_What the exercise asks_
Copy, from the entries below, each line in which the string "draw" appears.

(Charts and diagrams as code)
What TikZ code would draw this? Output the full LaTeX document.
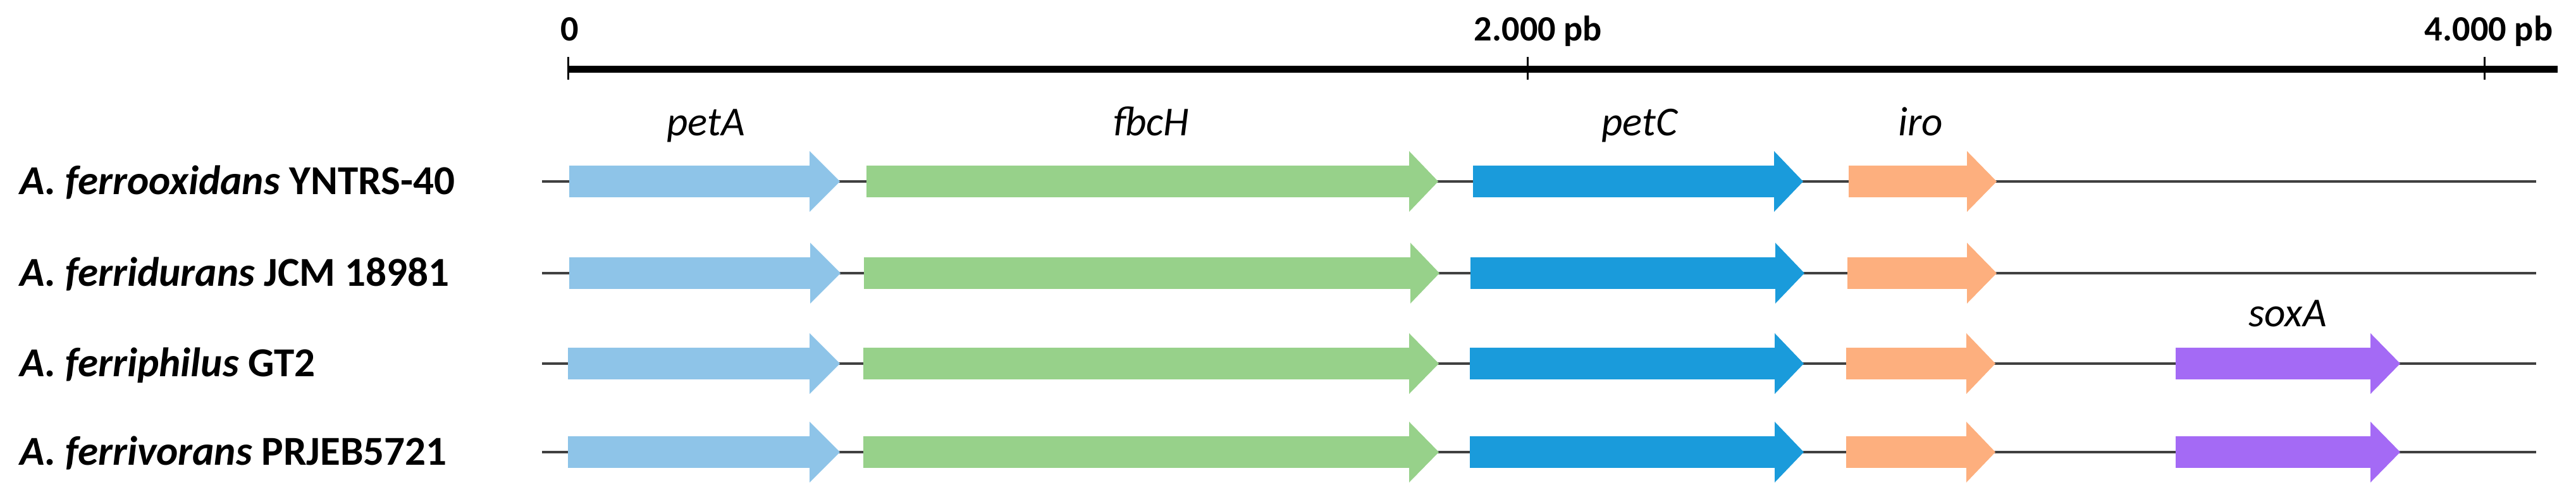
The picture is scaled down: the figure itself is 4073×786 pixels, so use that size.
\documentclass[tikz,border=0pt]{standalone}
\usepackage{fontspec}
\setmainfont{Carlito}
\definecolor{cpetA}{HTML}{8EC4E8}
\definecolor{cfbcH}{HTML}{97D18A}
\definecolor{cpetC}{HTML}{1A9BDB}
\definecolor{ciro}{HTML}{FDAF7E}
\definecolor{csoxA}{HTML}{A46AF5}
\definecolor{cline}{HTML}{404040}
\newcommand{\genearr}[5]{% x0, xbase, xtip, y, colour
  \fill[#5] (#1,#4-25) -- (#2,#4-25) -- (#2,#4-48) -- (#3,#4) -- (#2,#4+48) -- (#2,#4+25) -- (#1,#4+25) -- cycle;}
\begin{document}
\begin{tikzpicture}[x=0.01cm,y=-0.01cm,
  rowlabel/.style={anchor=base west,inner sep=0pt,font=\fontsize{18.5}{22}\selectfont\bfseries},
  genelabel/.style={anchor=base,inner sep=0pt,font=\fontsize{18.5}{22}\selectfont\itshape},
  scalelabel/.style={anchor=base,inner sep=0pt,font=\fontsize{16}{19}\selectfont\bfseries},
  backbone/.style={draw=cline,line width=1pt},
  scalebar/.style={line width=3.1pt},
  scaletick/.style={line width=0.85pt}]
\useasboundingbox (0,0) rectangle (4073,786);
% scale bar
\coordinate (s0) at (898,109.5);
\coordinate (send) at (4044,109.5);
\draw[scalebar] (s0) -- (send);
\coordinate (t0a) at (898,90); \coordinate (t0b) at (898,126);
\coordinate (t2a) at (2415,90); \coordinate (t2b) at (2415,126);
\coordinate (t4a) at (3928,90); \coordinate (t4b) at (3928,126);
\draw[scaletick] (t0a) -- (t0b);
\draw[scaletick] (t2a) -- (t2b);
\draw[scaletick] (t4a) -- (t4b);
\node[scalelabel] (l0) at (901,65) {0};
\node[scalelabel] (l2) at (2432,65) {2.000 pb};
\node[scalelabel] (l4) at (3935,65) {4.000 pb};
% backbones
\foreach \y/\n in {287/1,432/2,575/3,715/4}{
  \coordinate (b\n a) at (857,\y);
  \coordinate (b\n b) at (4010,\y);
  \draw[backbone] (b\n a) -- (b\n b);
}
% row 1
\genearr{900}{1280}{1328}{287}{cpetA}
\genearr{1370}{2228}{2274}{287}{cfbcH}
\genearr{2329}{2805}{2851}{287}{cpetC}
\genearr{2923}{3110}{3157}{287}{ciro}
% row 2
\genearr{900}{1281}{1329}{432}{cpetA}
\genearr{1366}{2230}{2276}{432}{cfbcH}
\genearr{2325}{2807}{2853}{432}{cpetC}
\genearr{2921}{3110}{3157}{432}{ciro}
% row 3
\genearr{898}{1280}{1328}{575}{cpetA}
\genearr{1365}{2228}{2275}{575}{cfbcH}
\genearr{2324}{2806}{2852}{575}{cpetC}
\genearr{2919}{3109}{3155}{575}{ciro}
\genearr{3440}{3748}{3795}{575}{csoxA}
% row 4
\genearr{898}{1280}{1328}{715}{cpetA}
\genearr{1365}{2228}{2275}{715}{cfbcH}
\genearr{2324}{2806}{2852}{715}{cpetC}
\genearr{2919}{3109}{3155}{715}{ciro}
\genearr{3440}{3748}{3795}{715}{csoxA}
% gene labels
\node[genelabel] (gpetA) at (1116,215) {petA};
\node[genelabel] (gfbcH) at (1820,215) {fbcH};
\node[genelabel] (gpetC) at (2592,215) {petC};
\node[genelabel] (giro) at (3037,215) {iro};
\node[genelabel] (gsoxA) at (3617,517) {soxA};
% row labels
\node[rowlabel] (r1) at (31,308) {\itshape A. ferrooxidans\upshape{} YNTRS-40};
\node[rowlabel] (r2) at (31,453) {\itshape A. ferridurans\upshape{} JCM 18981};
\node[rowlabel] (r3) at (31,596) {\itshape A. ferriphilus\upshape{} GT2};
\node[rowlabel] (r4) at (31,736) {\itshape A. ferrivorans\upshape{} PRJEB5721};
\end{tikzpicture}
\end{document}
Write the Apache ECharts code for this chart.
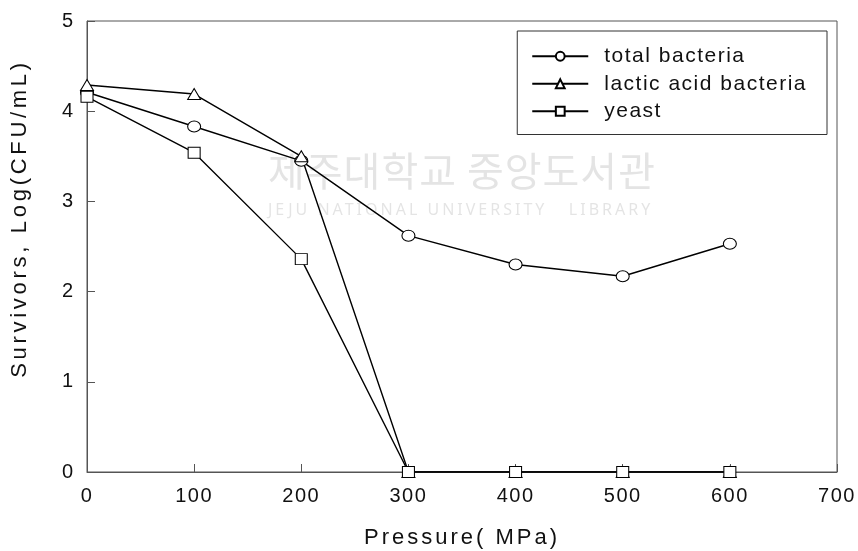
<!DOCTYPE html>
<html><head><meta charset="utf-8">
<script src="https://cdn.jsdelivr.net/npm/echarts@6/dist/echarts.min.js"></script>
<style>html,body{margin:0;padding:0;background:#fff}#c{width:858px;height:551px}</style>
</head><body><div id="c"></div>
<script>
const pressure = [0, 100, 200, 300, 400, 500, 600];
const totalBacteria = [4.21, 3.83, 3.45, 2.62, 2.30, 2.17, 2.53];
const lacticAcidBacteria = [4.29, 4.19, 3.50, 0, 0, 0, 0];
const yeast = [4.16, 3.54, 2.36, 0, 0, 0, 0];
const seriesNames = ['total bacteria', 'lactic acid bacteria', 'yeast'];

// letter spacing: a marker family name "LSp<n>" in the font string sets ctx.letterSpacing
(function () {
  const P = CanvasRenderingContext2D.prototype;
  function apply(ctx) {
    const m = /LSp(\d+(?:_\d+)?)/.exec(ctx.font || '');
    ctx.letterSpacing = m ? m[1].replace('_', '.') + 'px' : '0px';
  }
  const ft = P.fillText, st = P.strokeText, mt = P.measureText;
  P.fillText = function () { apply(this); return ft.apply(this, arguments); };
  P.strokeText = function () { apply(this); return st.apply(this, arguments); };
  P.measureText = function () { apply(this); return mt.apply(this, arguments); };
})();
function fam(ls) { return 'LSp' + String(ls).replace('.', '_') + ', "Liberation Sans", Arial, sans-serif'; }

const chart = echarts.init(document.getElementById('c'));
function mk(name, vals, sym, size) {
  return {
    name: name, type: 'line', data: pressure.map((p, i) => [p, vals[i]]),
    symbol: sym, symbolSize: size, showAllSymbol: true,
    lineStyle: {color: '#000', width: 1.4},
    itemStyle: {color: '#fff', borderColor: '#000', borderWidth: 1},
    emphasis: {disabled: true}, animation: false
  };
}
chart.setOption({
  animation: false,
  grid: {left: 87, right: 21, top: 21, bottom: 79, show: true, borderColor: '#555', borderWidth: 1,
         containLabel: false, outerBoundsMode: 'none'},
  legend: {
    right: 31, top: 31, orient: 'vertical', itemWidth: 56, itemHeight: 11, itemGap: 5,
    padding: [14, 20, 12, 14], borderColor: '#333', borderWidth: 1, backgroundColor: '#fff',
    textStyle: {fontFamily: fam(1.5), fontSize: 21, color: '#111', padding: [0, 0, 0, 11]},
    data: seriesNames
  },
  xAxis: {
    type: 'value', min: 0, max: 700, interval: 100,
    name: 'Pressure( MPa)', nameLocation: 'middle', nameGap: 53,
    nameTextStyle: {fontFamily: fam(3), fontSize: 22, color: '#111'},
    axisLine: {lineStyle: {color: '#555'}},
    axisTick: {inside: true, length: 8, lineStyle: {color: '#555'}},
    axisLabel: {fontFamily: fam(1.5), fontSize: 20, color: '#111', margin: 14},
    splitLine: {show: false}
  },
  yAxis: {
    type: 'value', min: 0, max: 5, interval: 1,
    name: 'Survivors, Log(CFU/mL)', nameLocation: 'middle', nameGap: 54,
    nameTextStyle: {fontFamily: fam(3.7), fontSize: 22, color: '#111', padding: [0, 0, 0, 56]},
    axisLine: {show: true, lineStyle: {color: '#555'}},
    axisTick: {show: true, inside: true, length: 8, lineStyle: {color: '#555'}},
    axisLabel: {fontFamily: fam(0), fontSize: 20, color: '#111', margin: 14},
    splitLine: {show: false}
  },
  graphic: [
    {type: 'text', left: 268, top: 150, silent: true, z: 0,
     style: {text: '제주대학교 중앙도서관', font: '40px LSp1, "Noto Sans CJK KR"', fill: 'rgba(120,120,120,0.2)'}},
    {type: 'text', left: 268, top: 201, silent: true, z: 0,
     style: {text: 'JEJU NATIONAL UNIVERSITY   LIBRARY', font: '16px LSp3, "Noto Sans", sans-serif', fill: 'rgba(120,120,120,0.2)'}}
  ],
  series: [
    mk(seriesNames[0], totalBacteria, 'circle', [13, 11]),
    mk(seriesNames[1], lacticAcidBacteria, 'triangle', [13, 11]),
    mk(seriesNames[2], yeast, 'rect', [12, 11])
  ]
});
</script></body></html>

_Response to the exercise_
What TikZ code would draw this? Output the full LaTeX document.
  backbone/.style={draw=cline,line width=1pt},
\draw[scalebar] (s0) -- (send);
\draw[scaletick] (t0a) -- (t0b);
\draw[scaletick] (t2a) -- (t2b);
\draw[scaletick] (t4a) -- (t4b);
  \draw[backbone] (b\n a) -- (b\n b);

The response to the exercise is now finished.